Task statement |
Count lines, not occurrences: report how many lines in the records hold the string "this", and nothing else.

Provided records |
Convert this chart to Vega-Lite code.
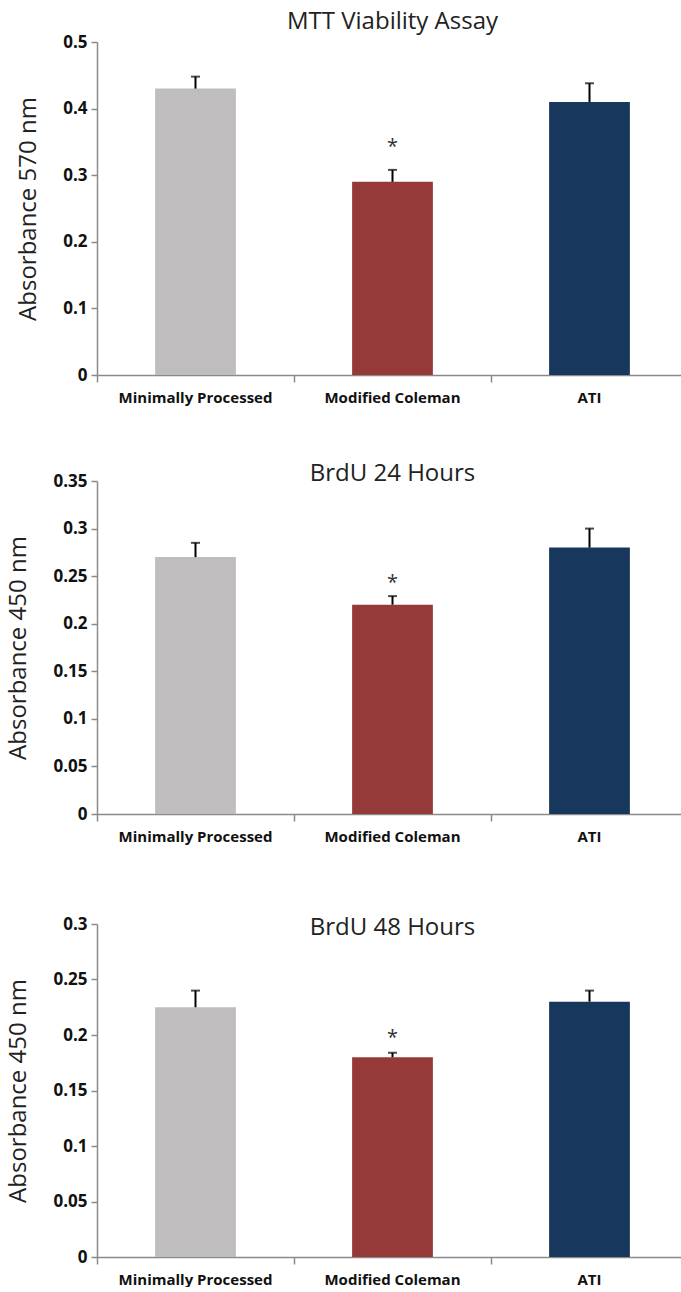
{
  "$schema": "https://vega.github.io/schema/vega-lite/v6.json",
  "padding": {"top": 10, "left": 6, "right": 0, "bottom": 0},
  "background": "white",
  "datasets": {
    "mtt": [
      {"group": "Minimally Processed", "value": 0.43, "upper": 0.448, "sig": "", "star": null},
      {"group": "Modified Coleman", "value": 0.29, "upper": 0.308, "sig": "*", "star": 0.343},
      {"group": "ATI", "value": 0.41, "upper": 0.438, "sig": "", "star": null}
    ],
    "b24": [
      {"group": "Minimally Processed", "value": 0.27, "upper": 0.285, "sig": "", "star": null},
      {"group": "Modified Coleman", "value": 0.22, "upper": 0.229, "sig": "*", "star": 0.243},
      {"group": "ATI", "value": 0.28, "upper": 0.3, "sig": "", "star": null}
    ],
    "b48": [
      {"group": "Minimally Processed", "value": 0.225, "upper": 0.24, "sig": "", "star": null},
      {"group": "Modified Coleman", "value": 0.18, "upper": 0.184, "sig": "*", "star": 0.197},
      {"group": "ATI", "value": 0.23, "upper": 0.24, "sig": "", "star": null}
    ]
  },
  "vconcat": [
    {
      "vconcat": [
        {
          "data": {"name": "mtt"},
          "width": 591, "height": 333,
          "title": {"text": "MTT Viability Assay", "offset": -1},
          "encoding": {
            "x": {"field": "group", "type": "nominal", "sort": ["Minimally Processed", "Modified Coleman", "ATI"], "title": null,
                  "scale": {"paddingInner": 0, "paddingOuter": 0}}
          },
          "layer": [
            {"mark": {"type": "bar", "width": {"band": 0.41}},
             "encoding": {
               "y": {"field": "value", "type": "quantitative", "title": "Absorbance 570 nm", "scale": {"domain": [0, 0.5]},
                     "axis": {"values": [0, 0.1, 0.2, 0.3, 0.4, 0.5], "format": ".1~f"}},
               "color": {"field": "group", "type": "nominal", "legend": null,
                         "scale": {"domain": ["Minimally Processed", "Modified Coleman", "ATI"], "range": ["#BFBDBD", "#963939", "#18375C"]}}
             }},
            {"mark": {"type": "rule", "strokeWidth": 2, "color": "black"},
             "encoding": {"y": {"field": "value", "type": "quantitative", "title": "Absorbance 570 nm"}, "y2": {"field": "upper"}}},
            {"mark": {"type": "tick", "size": 9, "thickness": 2, "color": "black"},
             "encoding": {"y": {"field": "upper", "type": "quantitative", "title": "Absorbance 570 nm"}}},
            {"transform": [{"filter": "datum.sig === '*'"}],
             "mark": {"type": "text", "fontSize": 20, "color": "#333", "font": "Open Sans", "baseline": "middle"},
             "encoding": {"y": {"field": "star", "type": "quantitative", "title": "Absorbance 570 nm"}, "text": {"field": "sig"}}}
          ]
        },
        {
          "data": {"name": "b24"},
          "width": 591, "height": 333,
          "title": {"text": "BrdU 24 Hours", "offset": -14},
          "encoding": {
            "x": {"field": "group", "type": "nominal", "sort": ["Minimally Processed", "Modified Coleman", "ATI"], "title": null,
                  "scale": {"paddingInner": 0, "paddingOuter": 0}}
          },
          "layer": [
            {"mark": {"type": "bar", "width": {"band": 0.41}},
             "encoding": {
               "y": {"field": "value", "type": "quantitative", "title": "Absorbance 450 nm", "scale": {"domain": [0, 0.35]},
                     "axis": {"values": [0, 0.05, 0.1, 0.15, 0.2, 0.25, 0.3, 0.35], "format": ".2~f"}},
               "color": {"field": "group", "type": "nominal", "legend": null,
                         "scale": {"domain": ["Minimally Processed", "Modified Coleman", "ATI"], "range": ["#BFBDBD", "#963939", "#18375C"]}}
             }},
            {"mark": {"type": "rule", "strokeWidth": 2, "color": "black"},
             "encoding": {"y": {"field": "value", "type": "quantitative", "title": "Absorbance 450 nm"}, "y2": {"field": "upper"}}},
            {"mark": {"type": "tick", "size": 9, "thickness": 2, "color": "black"},
             "encoding": {"y": {"field": "upper", "type": "quantitative", "title": "Absorbance 450 nm"}}},
            {"transform": [{"filter": "datum.sig === '*'"}],
             "mark": {"type": "text", "fontSize": 20, "color": "#333", "font": "Open Sans", "baseline": "middle"},
             "encoding": {"y": {"field": "star", "type": "quantitative", "title": "Absorbance 450 nm"}, "text": {"field": "sig"}}}
          ]
        }
      ],
      "spacing": 57,
      "align": "none",
      "bounds": "full"
    },
    {
      "data": {"name": "b48"},
      "width": 591, "height": 333,
      "title": {"text": "BrdU 48 Hours", "offset": -25},
      "encoding": {
        "x": {"field": "group", "type": "nominal", "sort": ["Minimally Processed", "Modified Coleman", "ATI"], "title": null,
              "scale": {"paddingInner": 0, "paddingOuter": 0}}
      },
      "layer": [
        {"mark": {"type": "bar", "width": {"band": 0.41}},
         "encoding": {
           "y": {"field": "value", "type": "quantitative", "title": "Absorbance 450 nm", "scale": {"domain": [0, 0.3]},
                 "axis": {"values": [0, 0.05, 0.1, 0.15, 0.2, 0.25, 0.3], "format": ".2~f"}},
           "color": {"field": "group", "type": "nominal", "legend": null,
                     "scale": {"domain": ["Minimally Processed", "Modified Coleman", "ATI"], "range": ["#BFBDBD", "#963939", "#18375C"]}}
         }},
        {"mark": {"type": "rule", "strokeWidth": 2, "color": "black"},
         "encoding": {"y": {"field": "value", "type": "quantitative", "title": "Absorbance 450 nm"}, "y2": {"field": "upper"}}},
        {"mark": {"type": "tick", "size": 9, "thickness": 2, "color": "black"},
         "encoding": {"y": {"field": "upper", "type": "quantitative", "title": "Absorbance 450 nm"}}},
        {"transform": [{"filter": "datum.sig === '*'"}],
         "mark": {"type": "text", "fontSize": 20, "color": "#333", "font": "Open Sans", "baseline": "middle"},
         "encoding": {"y": {"field": "star", "type": "quantitative", "title": "Absorbance 450 nm"}, "text": {"field": "sig"}}}
      ]
    }
  ],
  "spacing": 71,
  "align": "none",
  "bounds": "full",
  "config": {
    "view": {"stroke": null},
    "title": {"font": "Open Sans", "fontSize": 24, "fontWeight": "normal", "color": "#222", "anchor": "middle", "frame": "group"},
    "axis": {"grid": false},
    "axisY": {"domainColor": "#8a8a8a", "domainWidth": 1.5, "tickColor": "#8a8a8a", "tickWidth": 1.5, "tickSize": 6,
              "labelFont": "Open Sans", "labelFontWeight": "bold", "labelFontSize": 17, "labelColor": "#111", "labelPadding": 4,
              "titleFont": "Open Sans", "titleFontWeight": "normal", "titleFontSize": 24, "titleColor": "#222", "titlePadding": 22},
    "axisX": {"domainColor": "#8a8a8a", "domainWidth": 1.5, "tickColor": "#8a8a8a", "tickWidth": 1.5, "tickSize": 7,
              "bandPosition": 0, "labelAngle": 0, "labelPadding": 8,
              "labelFont": "Open Sans", "labelFontWeight": "bold", "labelFontSize": 15, "labelColor": "#111"}
  }
}
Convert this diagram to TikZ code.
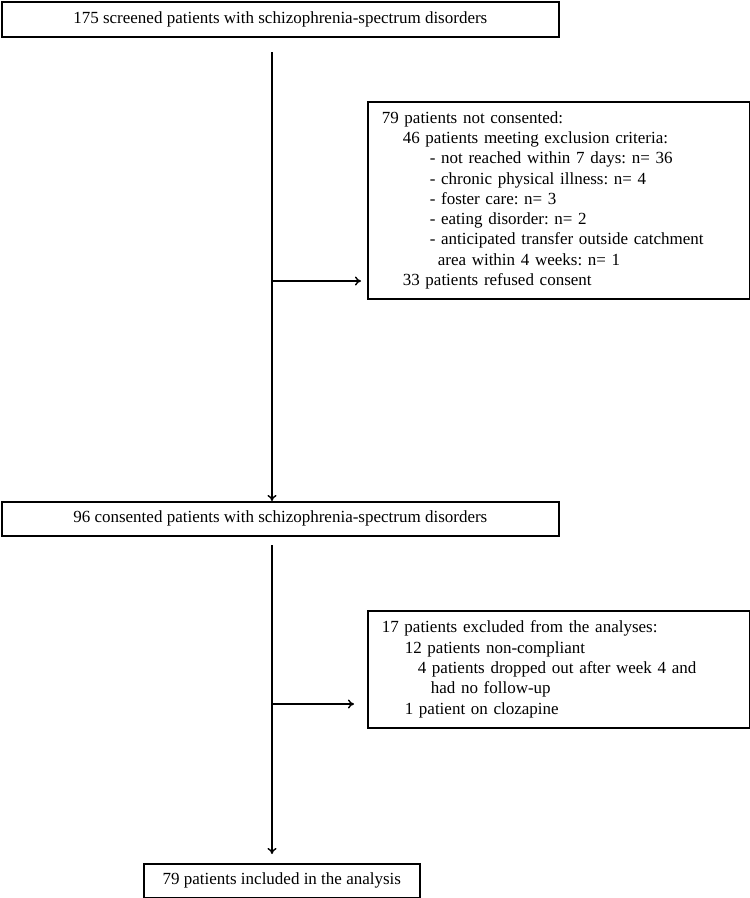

Response to the task |
2